Plastic pollution is a buzz phrase, plastic pollution is everywhere, plastic pollution needs to be dealt with.
What can we do?
The answer is, plenty.
There is plenty that we can do to help reduce the amount of plastic pollution from this point on. Not going to preach, not going to nag or suggest that you’ll go to a plastic engulfed hell if you don’t, just going to put some ideas out there that we are all able to do.
We’ve all seen the plastic wrapped fruit and veg and in some ludicrous cases, singular pieces of fruit in plastic. Stop buying it. Buy fruit and veg by all means, but see if you can cut down on those wrapped in single use plastic. This would cut down on wastage and rubbish, less plastic rubbish and buying what you need, rather than buying four of an item, using two and binning the other two as they’ve gone off.

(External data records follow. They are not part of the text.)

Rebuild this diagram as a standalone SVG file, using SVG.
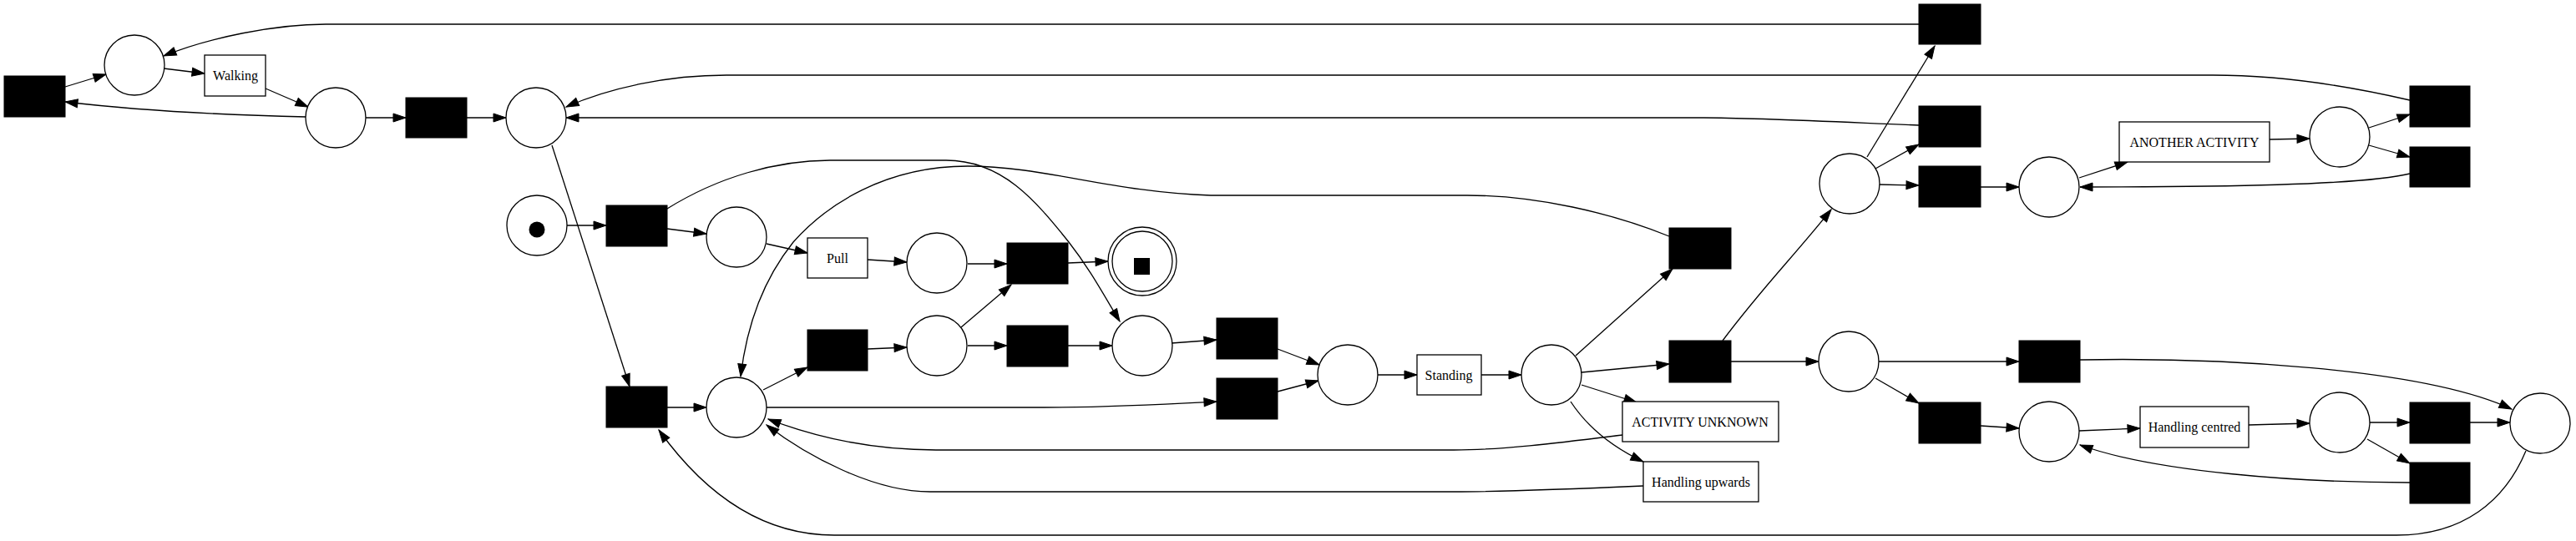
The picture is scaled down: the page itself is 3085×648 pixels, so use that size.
<svg xmlns="http://www.w3.org/2000/svg" width="3085" height="648" viewBox="0 0 3085 648">
<style>
.p{fill:#fff;stroke:#000;stroke-width:1.3}
.t{fill:#000;stroke:#000;stroke-width:1}
.l{fill:#fff;stroke:#000;stroke-width:1.3}
.tx{font-family:"Liberation Serif","Times New Roman",serif;font-size:16px;fill:#000;text-anchor:middle}
.e{fill:none;stroke:#000;stroke-width:1.3;marker-end:url(#ah)}
</style>
<defs>
<marker id="ah" markerUnits="userSpaceOnUse" markerWidth="16" markerHeight="10" refX="15" refY="5" orient="auto" overflow="visible">
<path d="M0,0 L15,5 L0,10 z" fill="#000" stroke="#000" stroke-width="1"/>
</marker>
</defs>
<rect width="3085" height="648" fill="#fff"/>
<g id="edges">
<path class="e" d="M78,104 L127,89"/>
<path class="e" d="M196,82 L245,88"/>
<path class="e" d="M318,106 L369,128"/>
<path class="e" d="M367,140 C280,138 180,134 78,122"/>
<path class="e" d="M438,141 L486,141"/>
<path class="e" d="M559,141 L606,141"/>
<path class="e" d="M2298,29 L390,29 C330,29 250,45 196,67"/>
<path class="e" d="M2886,120 C2800,100 2720,90 2650,90 L870,90 C800,90 730,105 678,128"/>
<path class="e" d="M2298,150 C2200,146 2100,141 2040,141 L678,141"/>
<path class="e" d="M661,174 L754,463"/>
<path class="e" d="M679,270 L726,270"/>
<path class="e" d="M799,274 L846,280"/>
<path class="e" d="M918,292 L967,303"/>
<path class="e" d="M1039,311 L1086,314"/>
<path class="e" d="M1159,316 L1206,316"/>
<path class="e" d="M1279,315 L1327,313"/>
<path class="e" d="M799,250 C860,212 930,192 994,192 L1133,192 C1200,192 1240,240 1280,290 C1305,322 1320,350 1341,385"/>
<path class="e" d="M1999,283 C1930,255 1840,234 1757,234 L1450,234 C1330,230 1250,199 1159,199 C1060,199 990,245 950,290 C910,340 893,400 887,451"/>
<path class="e" d="M799,488 L846,488"/>
<path class="e" d="M914,467 L967,440"/>
<path class="e" d="M1039,418 L1086,416"/>
<path class="e" d="M1151,392 L1211,341"/>
<path class="e" d="M1159,414 L1206,414"/>
<path class="e" d="M1279,414 L1332,414"/>
<path class="e" d="M1403,411 L1457,407"/>
<path class="e" d="M918,488 L1250,488 C1330,488 1400,484 1457,481"/>
<path class="e" d="M1530,418 L1580,437"/>
<path class="e" d="M1530,469 L1579,456"/>
<path class="e" d="M1943,521 C1870,530 1800,539 1741,539 L1121,539 C1050,539 980,525 920,502"/>
<path class="e" d="M1968,582 C1900,585 1800,589 1741,589 L1114,589 C1045,589 965,545 918,509"/>
<path class="e" d="M3025,540 C3000,600 2950,641 2870,641 L999,641 C920,641 850,600 789,515"/>
<path class="e" d="M1649,449 L1697,449"/>
<path class="e" d="M1774,449 L1822,449"/>
<path class="e" d="M1887,426 L2003,322"/>
<path class="e" d="M1894,446 L1999,436"/>
<path class="e" d="M1894,461 L1960,482"/>
<path class="e" d="M1881,481 C1900,510 1930,535 1968,553"/>
<path class="e" d="M2073,433 L2178,433"/>
<path class="e" d="M2063,408 C2110,345 2150,305 2193,251"/>
<path class="e" d="M2250,433 L2418,433"/>
<path class="e" d="M2246,453 L2298,483"/>
<path class="e" d="M2236,188 L2317,55"/>
<path class="e" d="M2246,202 L2298,173"/>
<path class="e" d="M2250,221 L2298,222"/>
<path class="e" d="M2372,224 L2418,224"/>
<path class="e" d="M2490,213 L2548,194"/>
<path class="e" d="M2718,167 L2766,166"/>
<path class="e" d="M2837,153 L2886,137"/>
<path class="e" d="M2837,174 L2886,188"/>
<path class="e" d="M2886,208 C2830,222 2650,224 2491,224"/>
<path class="e" d="M2491,431 C2650,428 2900,440 3008,490"/>
<path class="e" d="M2372,510 L2418,513"/>
<path class="e" d="M2490,516 L2563,513"/>
<path class="e" d="M2693,509 L2766,507"/>
<path class="e" d="M2838,506 L2886,506"/>
<path class="e" d="M2958,506 L3006,506"/>
<path class="e" d="M2835,526 L2886,555"/>
<path class="e" d="M2886,578 C2750,578 2580,565 2491,533"/>
</g>
<g id="P0"><ellipse class="p" cx="643" cy="270" rx="36" ry="36"/><circle cx="643" cy="275" r="9.5" fill="#000"/></g>
<g id="P1"><ellipse class="p" cx="161" cy="78" rx="36" ry="36"/></g>
<g id="P2"><ellipse class="p" cx="402" cy="141" rx="36" ry="36"/></g>
<g id="P3"><ellipse class="p" cx="642" cy="141" rx="36" ry="36"/></g>
<g id="P5"><ellipse class="p" cx="882" cy="284" rx="36" ry="36"/></g>
<g id="P6"><ellipse class="p" cx="1122" cy="315" rx="36" ry="36"/></g>
<g id="Pfinal"><ellipse class="p" cx="1368" cy="313" rx="41" ry="41"/><ellipse class="p" cx="1368" cy="313" rx="36" ry="36"/><rect x="1358" y="309" width="19" height="20" fill="#000"/></g>
<g id="P4"><ellipse class="p" cx="882" cy="488" rx="36" ry="36"/></g>
<g id="P8"><ellipse class="p" cx="1122" cy="414" rx="36" ry="36"/></g>
<g id="P7"><ellipse class="p" cx="1368" cy="414" rx="36" ry="36"/></g>
<g id="P9"><ellipse class="p" cx="1614" cy="449" rx="36" ry="36"/></g>
<g id="P10"><ellipse class="p" cx="1858" cy="449" rx="36" ry="36"/></g>
<g id="P11"><ellipse class="p" cx="2214" cy="433" rx="36" ry="36"/></g>
<g id="P12"><ellipse class="p" cx="2215" cy="220" rx="36" ry="36"/></g>
<g id="P13"><ellipse class="p" cx="2454" cy="224" rx="36" ry="36"/></g>
<g id="P14"><ellipse class="p" cx="2802" cy="164" rx="36" ry="36"/></g>
<g id="P15"><ellipse class="p" cx="2454" cy="517" rx="36" ry="36"/></g>
<g id="P16"><ellipse class="p" cx="2802" cy="506" rx="36" ry="36"/></g>
<g id="P17"><ellipse class="p" cx="3042" cy="507" rx="36" ry="36"/></g>
<g id="T1"><rect class="t" x="5" y="91" width="73" height="49"/></g>
<g id="T2"><rect class="t" x="486" y="117" width="73" height="48"/></g>
<g id="T3"><rect class="t" x="726" y="246" width="73" height="49"/></g>
<g id="T4"><rect class="t" x="726" y="463" width="73" height="49"/></g>
<g id="T5"><rect class="t" x="1206" y="291" width="73" height="49"/></g>
<g id="T6"><rect class="t" x="967" y="395" width="72" height="49"/></g>
<g id="T7"><rect class="t" x="1206" y="390" width="73" height="49"/></g>
<g id="T8"><rect class="t" x="1457" y="381" width="73" height="49"/></g>
<g id="T9"><rect class="t" x="1457" y="453" width="73" height="49"/></g>
<g id="T10"><rect class="t" x="1999" y="273" width="74" height="49"/></g>
<g id="T11"><rect class="t" x="1999" y="408" width="74" height="50"/></g>
<g id="T12"><rect class="t" x="2298" y="5" width="74" height="48"/></g>
<g id="T13"><rect class="t" x="2298" y="127" width="74" height="49"/></g>
<g id="T14"><rect class="t" x="2298" y="199" width="74" height="49"/></g>
<g id="T15"><rect class="t" x="2418" y="408" width="73" height="50"/></g>
<g id="T16"><rect class="t" x="2298" y="482" width="74" height="49"/></g>
<g id="T17"><rect class="t" x="2886" y="103" width="72" height="49"/></g>
<g id="T18"><rect class="t" x="2886" y="176" width="72" height="48"/></g>
<g id="T19"><rect class="t" x="2886" y="482" width="72" height="49"/></g>
<g id="T20"><rect class="t" x="2886" y="554" width="72" height="49"/></g>
<g id="Walking"><rect class="l" x="245" y="66" width="73" height="49"/><text class="tx" x="282" y="96">Walking</text></g>
<g id="Pull"><rect class="l" x="967" y="285" width="72" height="48"/><text class="tx" x="1003" y="315">Pull</text></g>
<g id="Standing"><rect class="l" x="1697" y="425" width="77" height="48"/><text class="tx" x="1735" y="455">Standing</text></g>
<g id="ActivityUnknown"><rect class="l" x="1943" y="481" width="187" height="48"/><text class="tx" x="2036" y="511">ACTIVITY UNKNOWN</text></g>
<g id="HandlingUpwards"><rect class="l" x="1968" y="553" width="138" height="48"/><text class="tx" x="2037" y="583">Handling upwards</text></g>
<g id="AnotherActivity"><rect class="l" x="2538" y="146" width="180" height="48"/><text class="tx" x="2628" y="176">ANOTHER ACTIVITY</text></g>
<g id="HandlingCentred"><rect class="l" x="2563" y="487" width="130" height="49"/><text class="tx" x="2628" y="517">Handling centred</text></g>
</svg>
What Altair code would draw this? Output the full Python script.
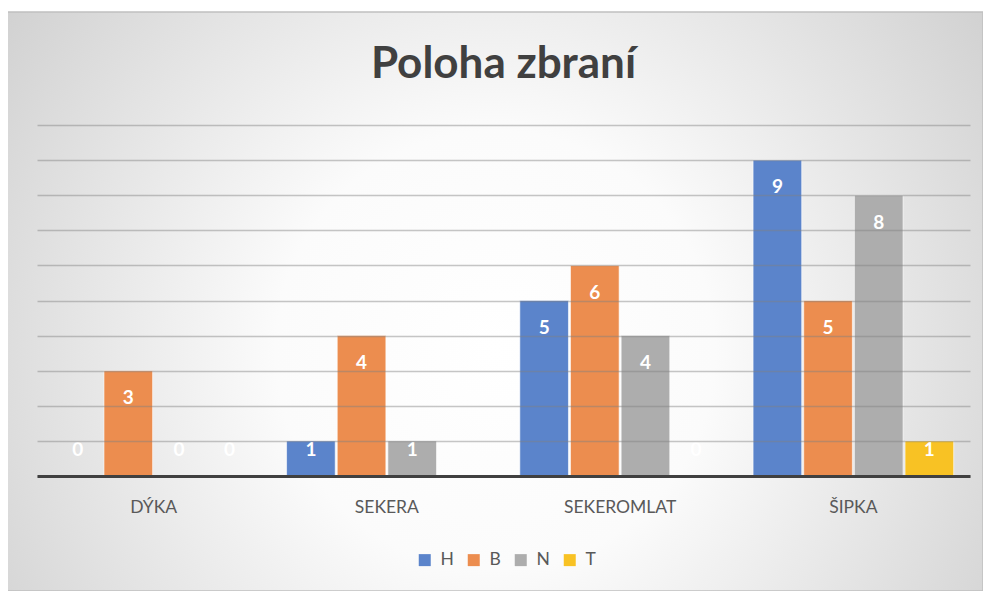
import altair as alt
import pandas as pd

categories = ["DÝKA", "SEKERA", "SEKEROMLAT", "ŠIPKA"]
series = ["H", "B", "N", "T"]
values_H = [0, 1, 5, 9]
values_B = [3, 4, 6, 5]
values_N = [0, 1, 4, 8]
values_T = [0, None, 0, 1]
colors = ["#5b84cb", "#ec8d4f", "#adadad", "#f8c224"]
title_text = "Poloha zbraní"

rows = []
for s, vals in zip(series, [values_H, values_B, values_N, values_T]):
    for c, v in zip(categories, vals):
        rows.append({"kat": c, "serie": s, "v": v})
df = pd.DataFrame(rows)

W, H = 933, 351
FONT = "Lato"

one = alt.Data(values=[{}])

bg = alt.Chart(one).mark_rect(
    fill=alt.Gradient(
        gradient="radial",
        x1=0.5, y1=0.55, r1=0.0,
        x2=0.5, y2=0.55, r2=0.75,
        stops=[alt.GradientStop(offset=0, color="#ffffff"),
               alt.GradientStop(offset=0.3, color="#fbfbfb"),
               alt.GradientStop(offset=1, color="#c2c2c2")],
    ),
    stroke="#c0c0c0",
    strokeWidth=1.5,
).encode(
    x=alt.value(-30), x2=alt.value(W + 13),
    y=alt.value(-113), y2=alt.value(H + 115),
)

title = alt.Chart(one).mark_text(
    font=FONT, fontSize=44, fontWeight="bold", color="#404040",
    align="center", baseline="alphabetic",
).encode(
    x=alt.value(W / 2), y=alt.value(-47), text=alt.value(title_text),
)

base = alt.Chart(df).transform_filter("isValid(datum.v)")

xenc = alt.X("kat:N", sort=categories,
             scale=alt.Scale(paddingInner=0.14, paddingOuter=0.07),
             axis=alt.Axis(title=None, labelAngle=0, labelFont=FONT, labelFontSize=17.5,
                           labelColor="#595959", labelPadding=22, ticks=False,
                           domainColor="#404040", domainWidth=3, grid=False, zindex=1))
xoff = alt.XOffset("serie:N", sort=series, scale=alt.Scale(paddingInner=0.04, paddingOuter=0))

yaxis = alt.Axis(title=None, labels=False, ticks=False, domain=False,
                 values=list(range(0, 11)), gridColor="#808080",
                 gridOpacity=0.45, gridWidth=1.5, zindex=1)

bars = base.mark_bar(stroke="#ffffff", strokeWidth=1, strokeOpacity=0.6).encode(
    x=xenc,
    xOffset=xoff,
    y=alt.Y("v:Q", scale=alt.Scale(domain=[0, 10]), axis=yaxis),
    color=alt.Color("serie:N", sort=series,
                    scale=alt.Scale(domain=series, range=colors),
                    legend=alt.Legend(title=None, orient="none", direction="horizontal",
                                      legendX=379, legendY=426, symbolType="square",
                                      symbolSize=144, symbolStrokeWidth=0,
                                      labelFont=FONT, labelFontSize=17.5,
                                      labelColor="#595959", labelOffset=7,
                                      columnPadding=11)),
)

labels = base.transform_calculate(
    ly="max(datum.v - 0.78, 0.74)"
).mark_text(font=FONT, fontSize=19, fontWeight="bold", color="#ffffff",
            baseline="middle").encode(
    x=alt.X("kat:N", sort=categories),
    xOffset=xoff,
    y=alt.Y("ly:Q", scale=alt.Scale(domain=[0, 10]), axis=yaxis),
    text=alt.Text("v:Q", format="d"),
)

chart = alt.layer(bg, title, bars, labels).properties(
    width=W, height=H,
    autosize=alt.AutoSizeParams(type="none"),
    padding={"left": 29, "top": 117, "right": 13, "bottom": 115},
).configure_view(stroke=None).configure(background="#ffffff")

chart.save("out.html", embed_options={"renderer": "svg", "actions": False})
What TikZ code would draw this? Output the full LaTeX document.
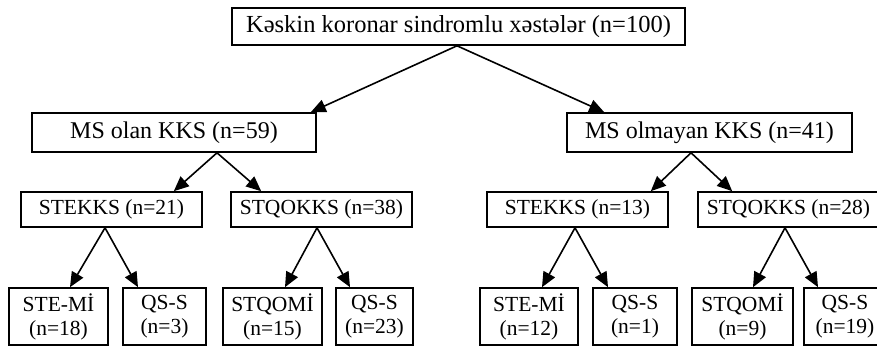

Some shops are reverting back to the good old paper bags for you to put your apples etc in. It’s not always possible to buy loose veg, we all buy a big bag of potatoes or a pack of 6 apples but sometimes the fruit has its own packaging. A bunch of bananas for example, they don’t need to be in a bag. A cucumber doesn’t really need to go in a bag, oranges, swedes, pineapples. There’s more than you think that you can just put in your shopping trolley as is.
When you’re buying multiples, sometimes it’s a better option to chose them loose and put in one of the bags provided rather than buying things pre packed which are in a plastic tray and then wrapped in more plastic, at least your still cutting down on the amount you have to sling in your recycling bin when you’re unpacking your shopping at home.
Using bags for life is hopefully a given by now. Some supermarkets have stopped providing the single use bags and it really is a sensible thing to just purchase at least a few bags for life, they are so much stronger for one thing and again, most supermarkets will replace the, free of charge as and when they finally give up the ghost.
At lot of us, myself included, like a coffee and there is something far nicer about getting a coffee made for us for a Barista rather than just sticking on the kettle. Most coffee shops such as the UK market leader Costa will sell reusable coffee cups and you’ll quite often then get a small discount on your caffeine purchases when you take in your coffee cup and use that instead of a disposable cup. Granted most of them are made of plastic, but it’s the single use aspect of the disposable ones that creates such waste.
Try and avoid plastic straws, many companies are starting to switch over to paper straws and if you’re an avid straw user, invest in a metal one.
For some unknown reason people are flushing cotton buds down the toilet and these are bypassing the filter systems and ending up on our beaches. Market leader Johnsons have now recognised this issue and are converting to white paper sticks rather than the blue plastic sticks. So next time you buy some be it Johnsons or a supermarket brand, always just check that they are paper based and DON’T flush them down the loo whatever they are made of.
Bars of soap went out of fashion a long time ago. Gone are the days of getting your Dad a bar of Imperial Leather for Christmas but there is something to be said for a good old fashioned bar of soap. Hence the success of stores such as Lush where you have a vast choice of plastic free soap and shampoo products. I haven’t yet tried shampoo bars or cubes but I will do as I’m intrigued as to how well they will work. Beauty Kubes are a brand I am keen to try as they are vegan friendly and plastic free.
Now is the time to avoid the bottles of water and soft drinks we’ve all been buying for so long and revert back to good old cans. It’s what all drinks were once in and the likelihood of cans getting recycled is vastly higher than a plastic bottle ever getting reused in any form. Even cans of water are now available so worth looking out for as they will hopefully become much more prevalent in the supermarkets as the plastic revolution continues.
These are all baby steps which are easily achievable, there is always more all of us can do but being aware of these things and thinking more about our buying decisions is a good start on the way to change our shopping habits and making a difference. Small changes done on a mass scale make a difference.